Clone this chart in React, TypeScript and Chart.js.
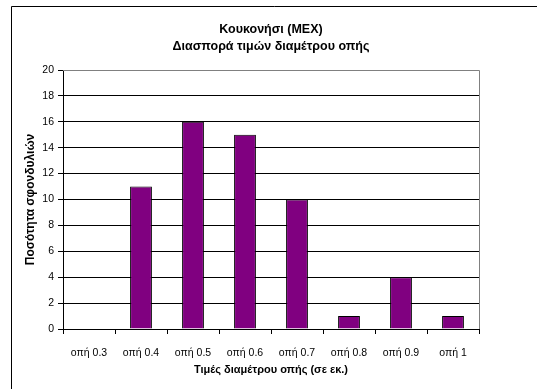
import React, { useEffect, useRef } from "react";
import { Chart, registerables } from "chart.js";

Chart.register(...registerables);

const categories = ["οπή 0.3", "οπή 0.4", "οπή 0.5", "οπή 0.6", "οπή 0.7", "οπή 0.8", "οπή 0.9", "οπή 1"];
const counts = [0, 11, 16, 15, 10, 1, 4, 1];
const titleLines = ["Κουκονήσι (ΜΕΧ)", "Διασπορά τιμών διαμέτρου οπής"];
const xTitle = "Τιμές διαμέτρου οπής (σε εκ.)";
const yTitle = "Ποσότητα σφονδυλιών";

const FONT = "'Liberation Sans', Arial, sans-serif";

const framePlugin = {
  id: "frame",
  beforeDraw(chart: any) {
    const { ctx, width, height } = chart;
    ctx.save();
    ctx.fillStyle = "#fff";
    ctx.fillRect(0, 0, width, height);
    ctx.strokeStyle = "#000";
    ctx.lineWidth = 1;
    ctx.beginPath();
    ctx.moveTo(11.5, height);
    ctx.lineTo(11.5, 6.5);
    ctx.lineTo(width, 6.5);
    ctx.stroke();
    ctx.restore();
  },
  afterDraw(chart: any) {
    const { ctx, chartArea } = chart;
    ctx.save();
    ctx.strokeStyle = "#808080";
    ctx.lineWidth = 1;
    ctx.beginPath();
    ctx.moveTo(chartArea.left, chartArea.top + 0.5);
    ctx.lineTo(chartArea.right + 0.5, chartArea.top + 0.5);
    ctx.lineTo(chartArea.right + 0.5, chartArea.bottom);
    ctx.stroke();
    // chart title, centred over the plot area
    ctx.fillStyle = "#000";
    ctx.font = "bold 12.5px " + FONT;
    ctx.textAlign = "center";
    ctx.textBaseline = "middle";
    const cx = (chartArea.left + chartArea.right) / 2;
    titleLines.forEach((t, i) => ctx.fillText(t, cx, 29.5 + i * 17));
    ctx.restore();
  },
};

export default function App() {
  const ref = useRef<HTMLCanvasElement | null>(null);
  useEffect(() => {
    if (!ref.current) return;
    const chart = new Chart(ref.current, {
      type: "bar",
      data: {
        labels: categories,
        datasets: [
          {
            data: counts,
            backgroundColor: "#800080",
            borderColor: "#000",
            borderWidth: 1,
            categoryPercentage: 1,
            barPercentage: 0.42,
          },
        ],
      },
      options: {
        responsive: false,
        animation: false,
        layout: { padding: { left: 0, right: 58, top: 70, bottom: 0 } },
        plugins: {
          legend: { display: false },
          tooltip: { enabled: false },
          title: { display: false },
        },
        scales: {
          x: {
            afterFit(scale: any) {
              scale.height = 60;
            },
            grid: {
              display: true,
              drawOnChartArea: false,
              drawTicks: true,
              tickLength: 5,
              color: "#000",
              offset: true,
            },
            border: { display: true, color: "#000" },
            ticks: {
              color: "#000",
              font: { family: FONT, size: 10.5 },
              padding: 12.5,
              maxRotation: 0,
              autoSkip: false,
            },
            title: {
              display: true,
              text: xTitle,
              color: "#000",
              font: { family: FONT, size: 11, weight: "bold" },
              padding: { top: 0, bottom: 12 },
            },
          },
          y: {
            min: 0,
            max: 20,
            afterFit(scale: any) {
              scale.width = 63;
            },
            grid: { color: "#000", tickLength: 5, drawTicks: true },
            border: { display: true, color: "#000" },
            ticks: {
              stepSize: 2,
              color: "#000",
              font: { family: FONT, size: 10.5 },
              padding: 4,
            },
            title: {
              display: true,
              text: yTitle,
              color: "#000",
              font: { family: FONT, size: 12, weight: "bold" },
              padding: { top: 23, bottom: 0 },
            },
          },
        },
      },
      plugins: [framePlugin],
    } as any);
    return () => chart.destroy();
  }, []);
  return (
    <div style={{ position: "absolute", left: 0, top: 0, width: 537, height: 389 }}>
      <canvas ref={ref} width={537} height={389} />
    </div>
  );
}
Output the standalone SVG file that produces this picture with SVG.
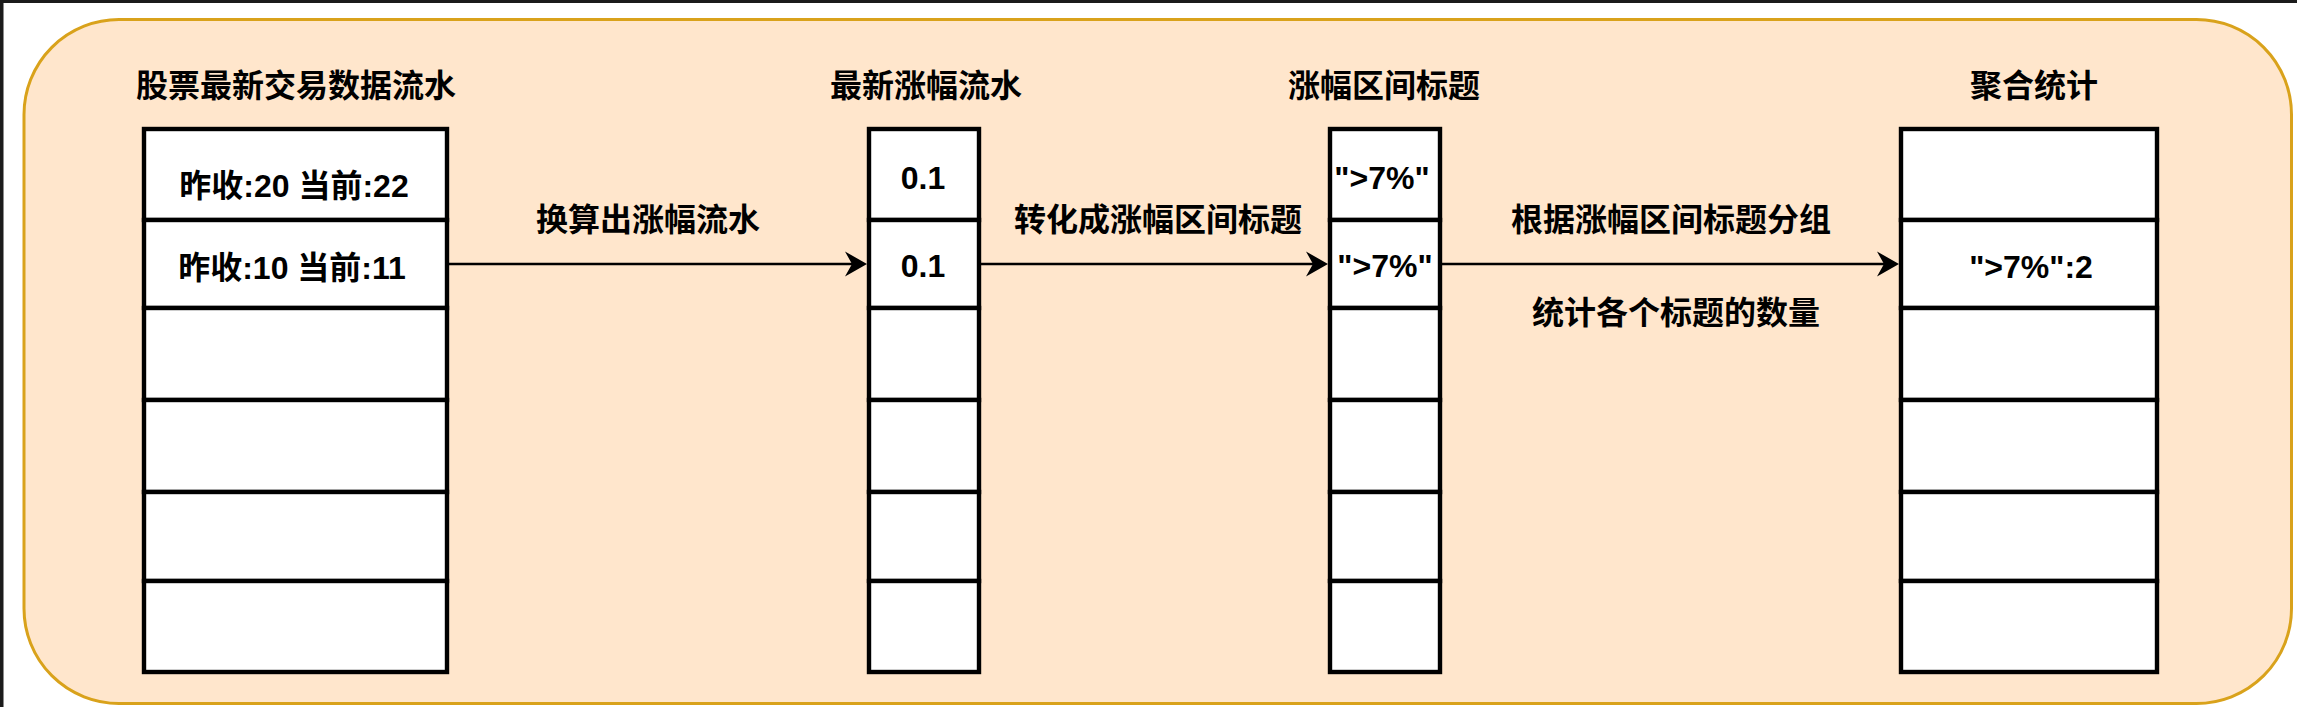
<svg xmlns="http://www.w3.org/2000/svg" width="2297" height="707" viewBox="0 0 2297 707">
  <style>
    .t { font-family: "Liberation Sans", "Noto Sans CJK SC", sans-serif; font-weight: bold; font-size: 32px; fill: #000; text-anchor: middle; }
    .cell { fill: #ffffff; stroke: #000000; stroke-width: 4.4; }
    .edge { fill: none; stroke: #000000; stroke-width: 2.7; }
  </style>
  <defs>
    <marker id="arrow" markerUnits="userSpaceOnUse" markerWidth="30" markerHeight="30" viewBox="-24 -14 26 28" refX="0" refY="0" orient="auto">
      <path d="M0,0 L-22,-12.5 L-15,0 L-22,12.5 Z" fill="#000"/>
    </marker>
  </defs>

  <rect x="0" y="0" width="2297" height="707" fill="#ffffff"/>
  <rect x="0" y="0" width="2297" height="3" fill="#1b1b1b"/>
  <rect x="0" y="0" width="3.5" height="707" fill="#1b1b1b"/>

  <g id="frame">
    <rect x="24" y="19.5" width="2267.5" height="684" rx="95" ry="95" fill="#ffe6cc" stroke="#d9a21b" stroke-width="3"/>
  </g>

  <g id="stock-flow">
    <text class="t" x="296" y="97">股票最新交易数据流水</text>
    <rect class="cell" x="144" y="129" width="303" height="91"/>
    <rect class="cell" x="144" y="220" width="303" height="88"/>
    <rect class="cell" x="144" y="308" width="303" height="92"/>
    <rect class="cell" x="144" y="400" width="303" height="92"/>
    <rect class="cell" x="144" y="492" width="303" height="89"/>
    <rect class="cell" x="144" y="581" width="303" height="91"/>
    <text class="t" x="294" y="197">昨收:20 当前:22</text>
    <text class="t" x="292" y="279">昨收:10 当前:11</text>
  </g>

  <g id="change-flow">
    <text class="t" x="926" y="97">最新涨幅流水</text>
    <rect class="cell" x="869" y="129" width="110" height="91"/>
    <rect class="cell" x="869" y="220" width="110" height="88"/>
    <rect class="cell" x="869" y="308" width="110" height="92"/>
    <rect class="cell" x="869" y="400" width="110" height="92"/>
    <rect class="cell" x="869" y="492" width="110" height="89"/>
    <rect class="cell" x="869" y="581" width="110" height="91"/>
    <text class="t" x="923" y="189">0.1</text>
    <text class="t" x="923" y="277">0.1</text>
  </g>

  <g id="range-title">
    <text class="t" x="1384" y="97">涨幅区间标题</text>
    <rect class="cell" x="1330" y="129" width="110" height="91"/>
    <rect class="cell" x="1330" y="220" width="110" height="88"/>
    <rect class="cell" x="1330" y="308" width="110" height="92"/>
    <rect class="cell" x="1330" y="400" width="110" height="92"/>
    <rect class="cell" x="1330" y="492" width="110" height="89"/>
    <rect class="cell" x="1330" y="581" width="110" height="91"/>
    <text class="t" x="1382" y="189">"&gt;7%"</text>
    <text class="t" x="1385" y="277">"&gt;7%"</text>
  </g>

  <g id="agg-stats">
    <text class="t" x="2034" y="97">聚合统计</text>
    <rect class="cell" x="1901" y="129" width="256" height="91"/>
    <rect class="cell" x="1901" y="220" width="256" height="88"/>
    <rect class="cell" x="1901" y="308" width="256" height="92"/>
    <rect class="cell" x="1901" y="400" width="256" height="92"/>
    <rect class="cell" x="1901" y="492" width="256" height="89"/>
    <rect class="cell" x="1901" y="581" width="256" height="91"/>
    <text class="t" x="2031" y="278">"&gt;7%":2</text>
  </g>

  <g id="connectors">
    <line class="edge" x1="447" y1="264" x2="860" y2="264"/>
    <path d="M867,264 L845,251.5 L852,264 L845,276.5 Z" fill="#000"/>
    <line class="edge" x1="981" y1="264" x2="1321" y2="264"/>
    <path d="M1328,264 L1306,251.5 L1313,264 L1306,276.5 Z" fill="#000"/>
    <line class="edge" x1="1442" y1="264" x2="1892" y2="264"/>
    <path d="M1899,264 L1877,251.5 L1884,264 L1877,276.5 Z" fill="#000"/>
    <text class="t" x="648" y="231">换算出涨幅流水</text>
    <text class="t" x="1158" y="231">转化成涨幅区间标题</text>
    <text class="t" x="1671" y="231">根据涨幅区间标题分组</text>
    <text class="t" x="1676" y="324">统计各个标题的数量</text>
  </g>
</svg>
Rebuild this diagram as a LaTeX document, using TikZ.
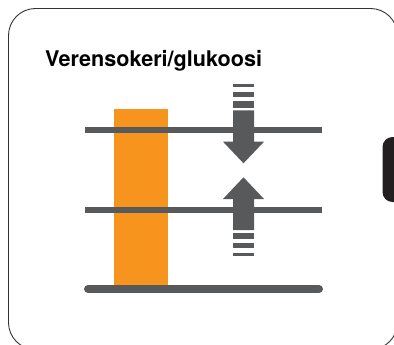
\documentclass[tikz,border=0pt]{standalone}
\usepackage{fontspec}
\setmainfont{TeX Gyre Heros}
\definecolor{bargray}{HTML}{58595B}
\definecolor{barorange}{HTML}{F7941E}
\definecolor{tabblack}{HTML}{231F20}
\begin{document}
\begin{tikzpicture}[x=1pt,y=-1pt,
  frame/.style={draw=black!80,line width=0.9pt,rounded corners=27pt},
  level/.style={draw=bargray,line width=6pt},
  baseline/.style={draw=bargray,line width=8pt,line cap=round},
  graypart/.style={fill=bargray,draw=none}]
\useasboundingbox (0,0) rectangle (394,345);
\begin{scope}
\clip (0,0) rectangle (394,345);
\draw[frame] (8.5,8.5) rectangle (397.5,349.5);
\fill[tabblack,rounded corners=10pt] (382.5,137) rectangle (404,202);
\end{scope}
\node[anchor=base west,inner sep=0pt,font=\bfseries\fontsize{21.6}{25}\selectfont] (title) at (45,67) {Verensokeri/glukoosi};
\fill[barorange] (114,109) rectangle (168,287);
\coordinate (l1a) at (85,130); \coordinate (l1b) at (322,130);
\coordinate (l2a) at (85,210); \coordinate (l2b) at (322,210);
\coordinate (l3a) at (88,289); \coordinate (l3b) at (319,289);
\draw[level] (l1a) -- (l1b);
\draw[level] (l2a) -- (l2b);
\draw[baseline] (l3a) -- (l3b);
% down arrow
\fill[graypart] (233,84.5) rectangle (254,87);
\fill[graypart] (233,92.5) rectangle (254,97);
\fill[graypart] (233,101) rectangle (254,107.7);
\fill[graypart] (233,110.5) -- (254,110.5) -- (254,141.7) -- (264,141.7) -- (243.5,163.3) -- (223,141.7) -- (233,141.7) -- cycle;
% up arrow
\fill[graypart] (233,230) -- (254,230) -- (254,199) -- (264,199) -- (243.5,177.3) -- (223,199) -- (233,199) -- cycle;
\fill[graypart] (233,232.5) rectangle (254,239.3);
\fill[graypart] (233,243.3) rectangle (254,247.7);
\fill[graypart] (233,252.7) rectangle (254,255.5);
\end{tikzpicture}
\end{document}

• Exercise goal
Repeat exactly the lines from the start of the entries down to the line with "Chart.register(...registerables);", keeping both ends but none of the pictures.

• Exercise answer
Clone this chart in React, TypeScript and Chart.js.
import React, { useEffect, useRef } from "react";
import { Chart, registerables } from "chart.js";

Chart.register(...registerables);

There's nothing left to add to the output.